*Required task*. Repeat all the material exactly; pictures stay out of your copy.

*Collected material*.

--- Begin ---

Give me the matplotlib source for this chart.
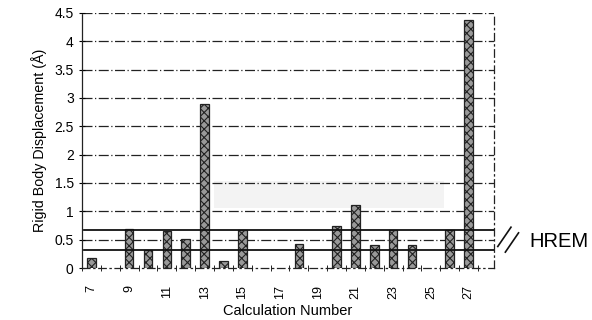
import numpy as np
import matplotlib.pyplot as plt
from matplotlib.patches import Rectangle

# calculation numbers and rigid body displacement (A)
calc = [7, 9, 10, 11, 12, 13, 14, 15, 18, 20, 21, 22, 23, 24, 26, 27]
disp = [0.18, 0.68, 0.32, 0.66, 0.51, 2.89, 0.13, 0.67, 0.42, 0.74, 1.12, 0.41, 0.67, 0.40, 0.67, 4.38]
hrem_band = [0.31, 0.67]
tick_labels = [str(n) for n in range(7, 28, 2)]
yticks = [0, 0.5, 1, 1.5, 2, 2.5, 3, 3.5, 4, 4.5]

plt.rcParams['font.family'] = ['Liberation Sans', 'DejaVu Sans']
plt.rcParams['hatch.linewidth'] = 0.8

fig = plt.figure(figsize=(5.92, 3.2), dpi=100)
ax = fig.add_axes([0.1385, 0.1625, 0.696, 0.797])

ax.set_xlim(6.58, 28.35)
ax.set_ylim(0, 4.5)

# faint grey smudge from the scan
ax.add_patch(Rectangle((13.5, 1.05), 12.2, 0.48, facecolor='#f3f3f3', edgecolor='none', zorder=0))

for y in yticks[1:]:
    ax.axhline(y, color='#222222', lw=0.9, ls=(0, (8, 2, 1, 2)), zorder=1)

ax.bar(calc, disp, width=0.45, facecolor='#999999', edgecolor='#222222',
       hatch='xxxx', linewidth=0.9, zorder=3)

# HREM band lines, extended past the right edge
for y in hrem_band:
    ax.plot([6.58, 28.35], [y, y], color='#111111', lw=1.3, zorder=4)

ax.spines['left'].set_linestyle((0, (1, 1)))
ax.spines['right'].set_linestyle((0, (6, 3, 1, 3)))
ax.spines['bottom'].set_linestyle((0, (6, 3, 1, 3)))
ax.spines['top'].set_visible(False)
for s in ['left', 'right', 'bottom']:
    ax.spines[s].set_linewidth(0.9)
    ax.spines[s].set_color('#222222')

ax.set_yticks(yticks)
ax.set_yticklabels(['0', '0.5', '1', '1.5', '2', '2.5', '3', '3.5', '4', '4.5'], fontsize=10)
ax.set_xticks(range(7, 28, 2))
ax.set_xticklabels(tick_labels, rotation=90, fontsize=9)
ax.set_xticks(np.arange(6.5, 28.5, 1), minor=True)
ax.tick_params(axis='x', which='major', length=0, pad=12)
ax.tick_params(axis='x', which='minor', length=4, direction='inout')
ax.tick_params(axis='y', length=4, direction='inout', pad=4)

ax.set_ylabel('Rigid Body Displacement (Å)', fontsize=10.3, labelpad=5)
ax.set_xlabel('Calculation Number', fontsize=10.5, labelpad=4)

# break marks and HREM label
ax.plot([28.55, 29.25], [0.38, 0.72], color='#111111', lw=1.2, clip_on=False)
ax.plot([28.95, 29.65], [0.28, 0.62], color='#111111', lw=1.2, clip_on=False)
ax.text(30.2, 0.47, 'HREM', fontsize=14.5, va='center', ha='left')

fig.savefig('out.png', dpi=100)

--- End ---

*Full response*.
Give me the matplotlib source for this chart.
import numpy as np
import matplotlib.pyplot as plt
from matplotlib.patches import Rectangle

# calculation numbers and rigid body displacement (A)
calc = [7, 9, 10, 11, 12, 13, 14, 15, 18, 20, 21, 22, 23, 24, 26, 27]
disp = [0.18, 0.68, 0.32, 0.66, 0.51, 2.89, 0.13, 0.67, 0.42, 0.74, 1.12, 0.41, 0.67, 0.40, 0.67, 4.38]
hrem_band = [0.31, 0.67]
tick_labels = [str(n) for n in range(7, 28, 2)]
yticks = [0, 0.5, 1, 1.5, 2, 2.5, 3, 3.5, 4, 4.5]

plt.rcParams['font.family'] = ['Liberation Sans', 'DejaVu Sans']
plt.rcParams['hatch.linewidth'] = 0.8

fig = plt.figure(figsize=(5.92, 3.2), dpi=100)
ax = fig.add_axes([0.1385, 0.1625, 0.696, 0.797])

ax.set_xlim(6.58, 28.35)
ax.set_ylim(0, 4.5)

# faint grey smudge from the scan
ax.add_patch(Rectangle((13.5, 1.05), 12.2, 0.48, facecolor='#f3f3f3', edgecolor='none', zorder=0))

for y in yticks[1:]:
    ax.axhline(y, color='#222222', lw=0.9, ls=(0, (8, 2, 1, 2)), zorder=1)

ax.bar(calc, disp, width=0.45, facecolor='#999999', edgecolor='#222222',
       hatch='xxxx', linewidth=0.9, zorder=3)

# HREM band lines, extended past the right edge
for y in hrem_band:
    ax.plot([6.58, 28.35], [y, y], color='#111111', lw=1.3, zorder=4)

ax.spines['left'].set_linestyle((0, (1, 1)))
ax.spines['right'].set_linestyle((0, (6, 3, 1, 3)))
ax.spines['bottom'].set_linestyle((0, (6, 3, 1, 3)))
ax.spines['top'].set_visible(False)
for s in ['left', 'right', 'bottom']:
    ax.spines[s].set_linewidth(0.9)
    ax.spines[s].set_color('#222222')

ax.set_yticks(yticks)
ax.set_yticklabels(['0', '0.5', '1', '1.5', '2', '2.5', '3', '3.5', '4', '4.5'], fontsize=10)
ax.set_xticks(range(7, 28, 2))
ax.set_xticklabels(tick_labels, rotation=90, fontsize=9)
ax.set_xticks(np.arange(6.5, 28.5, 1), minor=True)
ax.tick_params(axis='x', which='major', length=0, pad=12)
ax.tick_params(axis='x', which='minor', length=4, direction='inout')
ax.tick_params(axis='y', length=4, direction='inout', pad=4)

ax.set_ylabel('Rigid Body Displacement (Å)', fontsize=10.3, labelpad=5)
ax.set_xlabel('Calculation Number', fontsize=10.5, labelpad=4)

# break marks and HREM label
ax.plot([28.55, 29.25], [0.38, 0.72], color='#111111', lw=1.2, clip_on=False)
ax.plot([28.95, 29.65], [0.28, 0.62], color='#111111', lw=1.2, clip_on=False)
ax.text(30.2, 0.47, 'HREM', fontsize=14.5, va='center', ha='left')

fig.savefig('out.png', dpi=100)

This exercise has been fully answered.